Which detail is that? The whole patch? ;)

> Jeremy, mind sending a patch that updates this code to use the less
> obfuscated 32-bit version, not the 64-bit version? (a delta patch
> against tip:master would be nice, as there's a fair amount of testing in
> the unification change itself already, which we dont want to discard.)
>

Sure.

But I'm not sure I understand the objection to task_pt_regs(); is it
considered deprecated? This patch received quite a lot of discussion
with no mention of it. Should we consider all its uses as suspect?

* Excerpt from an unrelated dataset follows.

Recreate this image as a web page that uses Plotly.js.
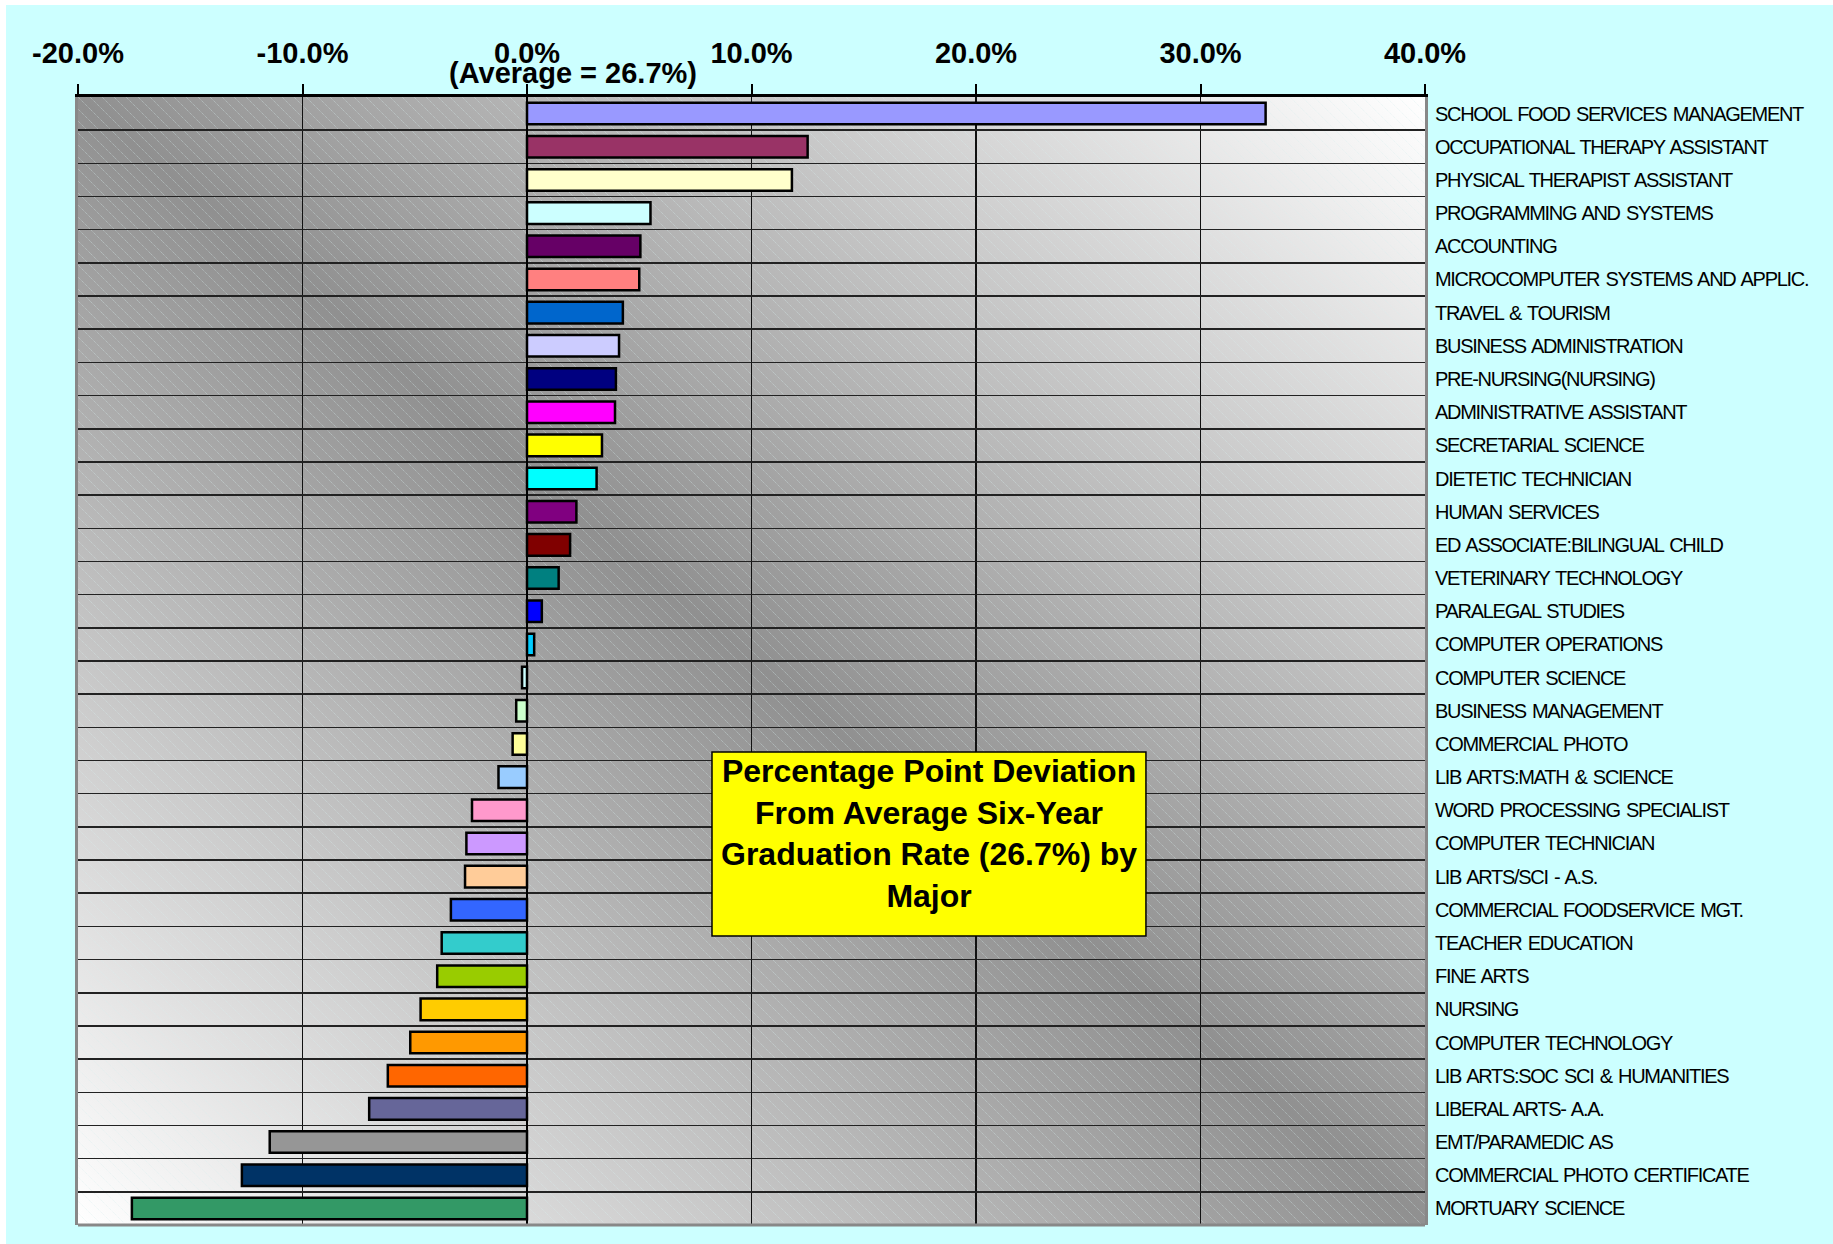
<!DOCTYPE html>
<html>
<head>
<meta charset="utf-8">
<script src="https://cdn.plot.ly/plotly-3.0.1.min.js"></script>
<style>
  html, body { margin: 0; padding: 0; background: #ffffff; }
  #chart { position: absolute; left: 6px; top: 5px; width: 1827px; height: 1239px; }
  #chart g.ytick text { letter-spacing: -1.3px; word-spacing: 2px; }
</style>
</head>
<body>
<div id="chart"></div>
<script>
// ---- data ----
const categories = [
  'SCHOOL FOOD SERVICES MANAGEMENT',
  'OCCUPATIONAL THERAPY ASSISTANT',
  'PHYSICAL THERAPIST ASSISTANT',
  'PROGRAMMING AND SYSTEMS',
  'ACCOUNTING',
  'MICROCOMPUTER SYSTEMS AND APPLIC.',
  'TRAVEL & TOURISM',
  'BUSINESS ADMINISTRATION',
  'PRE-NURSING(NURSING)',
  'ADMINISTRATIVE ASSISTANT',
  'SECRETARIAL SCIENCE',
  'DIETETIC TECHNICIAN',
  'HUMAN SERVICES',
  'ED ASSOCIATE:BILINGUAL CHILD',
  'VETERINARY TECHNOLOGY',
  'PARALEGAL STUDIES',
  'COMPUTER OPERATIONS',
  'COMPUTER SCIENCE',
  'BUSINESS MANAGEMENT',
  'COMMERCIAL PHOTO',
  'LIB ARTS:MATH & SCIENCE',
  'WORD PROCESSING SPECIALIST',
  'COMPUTER TECHNICIAN',
  'LIB ARTS/SCI - A.S.',
  'COMMERCIAL FOODSERVICE MGT.',
  'TEACHER EDUCATION',
  'FINE ARTS',
  'NURSING',
  'COMPUTER TECHNOLOGY',
  'LIB ARTS:SOC SCI & HUMANITIES',
  'LIBERAL ARTS- A.A.',
  'EMT/PARAMEDIC AS',
  'COMMERCIAL PHOTO CERTIFICATE',
  'MORTUARY SCIENCE'
];
// percentage-point deviation from the 26.7% average
const deviations = [
  32.9, 12.5, 11.8, 5.5, 5.05, 5.0, 4.27, 4.1, 3.96, 3.92,
  3.34, 3.1, 2.2, 1.92, 1.41, 0.66, 0.32, -0.22, -0.48, -0.64,
  -1.27, -2.45, -2.7, -2.76, -3.39, -3.8, -4.0, -4.74, -5.2, -6.2,
  -7.03, -11.46, -12.7, -17.6
];
const barColors = [
  '#9999FF', '#993366', '#FFFFCC', '#CCFFFF', '#660066', '#FF8080', '#0066CC', '#CCCCFF', '#000080', '#FF00FF',
  '#FFFF00', '#00FFFF', '#800080', '#800000', '#008080', '#0000FF', '#00CCFF', '#CCFFFF', '#CCFFCC', '#FFFF99',
  '#99CCFF', '#FF99CC', '#CC99FF', '#FFCC99', '#3366FF', '#33CCCC', '#99CC00', '#FFCC00', '#FF9900', '#FF6600',
  '#666699', '#969696', '#003366', '#339966'
];
const xTickVals = [-20, -10, 0, 10, 20, 30, 40];
const xTickText = ['-20.0%', '-10.0%', '0.0%', '10.0%', '20.0%', '30.0%', '40.0%'];
const averageNote = '(Average = 26.7%)';
const boxTitle = 'Percentage Point Deviation<br>From Average Six-Year<br>Graduation Rate (26.7%) by<br>Major';

// ---- plot background (gradient + light diagonal hatch) ----
const bgW = 1347, bgH = 1128;
const bgSvg =
  '<svg xmlns="http://www.w3.org/2000/svg" width="' + bgW + '" height="' + bgH + '" viewBox="0 0 ' + bgW + ' ' + bgH + '" preserveAspectRatio="none">' +
  '<defs>' +
  '<linearGradient id="g" x1="0" y1="1" x2="1" y2="0">' +
  '<stop offset="0" stop-color="#ffffff"/>' +
  '<stop offset="0.5" stop-color="#909090"/>' +
  '<stop offset="1" stop-color="#ffffff"/>' +
  '</linearGradient>' +
  '<pattern id="h" width="12" height="12" patternUnits="userSpaceOnUse">' +
  '<path d="M-3,-3 L15,15 M-3,9 L3,15 M9,-3 L15,3" stroke="#d8eeee" stroke-width="1" stroke-dasharray="1,1" stroke-opacity="0.5"/>' +
  '</pattern>' +
  '</defs>' +
  '<rect width="' + bgW + '" height="' + bgH + '" fill="url(#g)"/>' +
  '<rect width="' + bgW + '" height="' + bgH + '" fill="url(#h)"/>' +
  '</svg>';
const bgUri = 'data:image/svg+xml;charset=utf-8,' + encodeURIComponent(bgSvg);

const trace = {
  type: 'bar',
  orientation: 'h',
  x: deviations,
  y: categories,
  width: 0.65,
  marker: { color: barColors, line: { color: '#000000', width: 2.5 } },
  hoverinfo: 'none'
};

const layout = {
  width: 1827,
  height: 1239,
  margin: { l: 72, r: 408, t: 92, b: 19, pad: 0 },
  paper_bgcolor: '#CCFFFF',
  plot_bgcolor: 'rgba(0,0,0,0)',
  showlegend: false,
  bargap: 0.35,
  xaxis: {
    side: 'top',
    range: [-20, 40],
    tickvals: xTickVals,
    ticktext: xTickText,
    tickfont: { family: 'Liberation Sans, Arial, sans-serif', size: 29, color: '#000000', weight: 'bold' },
    ticks: 'outside',
    ticklen: 10,
    tickwidth: 2,
    tickcolor: '#000000',
    ticklabelstandoff: 9,
    showline: true,
    linecolor: '#000000',
    linewidth: 3,
    showgrid: true,
    gridcolor: '#111111',
    gridwidth: 1.2,
    zeroline: true,
    zerolinecolor: '#000000',
    zerolinewidth: 2,
    fixedrange: true
  },
  yaxis: {
    side: 'right',
    type: 'category',
    autorange: 'reversed',
    tickson: 'boundaries',
    ticks: '',
    showgrid: true,
    gridcolor: '#222222',
    gridwidth: 1.5,
    showline: true,
    mirror: true,
    linecolor: '#888888',
    linewidth: 3,
    ticklabelstandoff: 3,
    tickfont: { family: 'Liberation Sans, Arial, sans-serif', size: 20, color: '#000000' },
    fixedrange: true
  },
  images: [{
    source: bgUri,
    xref: 'paper', yref: 'paper',
    x: 0, y: 1, sizex: 1, sizey: 1,
    xanchor: 'left', yanchor: 'top',
    sizing: 'stretch',
    layer: 'below'
  }],
  shapes: [
    {
      type: 'line', xref: 'paper', yref: 'paper',
      x0: 0, x1: 1, y0: 0, y1: 0,
      line: { color: '#888888', width: 3 }
    },
    {
      type: 'rect', xref: 'x', yref: 'paper', layer: 'above',
      x0: 8.24, x1: 27.57, y0: 0.2562, y1: 0.4193,
      fillcolor: '#FFFF00',
      line: { color: '#000000', width: 1.5 }
    }
  ],
  annotations: [
    {
      text: averageNote,
      xref: 'x', yref: 'paper',
      x: 0, y: 1.021,
      xshift: 46,
      xanchor: 'center', yanchor: 'middle',
      showarrow: false,
      font: { family: 'Liberation Sans, Arial, sans-serif', size: 29, color: '#000000', weight: 'bold' }
    },
    {
      text: boxTitle,
      xref: 'x', yref: 'paper',
      x: 17.9, y: 0.347,
      xanchor: 'center', yanchor: 'middle',
      showarrow: false,
      align: 'center',
      font: { family: 'Liberation Sans, Arial, sans-serif', size: 32, color: '#000000', weight: 'bold' }
    }
  ]
};

Plotly.newPlot('chart', [trace], layout, { displayModeBar: false, staticPlot: true });
</script>
</body>
</html>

Would it be better to have something similar which just returns a
pointer to the saved [re]flags, since that's all we care about? That
should be easier to make robust against

J
--
To unsubscribe from this list: send the line "unsubscribe linux-kernel" in
the body of a message to majordomo(a)vger.kernel.org
More majordomo info at http://vger.kernel.org/majordomo-info.html
Please read the FAQ at http://www.tux.org/lkml/
From: H. Peter Anvin on
Linus clearly prefers the style with pt_regs passed on the stack as the sole form. Since we *have* to use that form for things like clone(), it makes sense to use it as the only form.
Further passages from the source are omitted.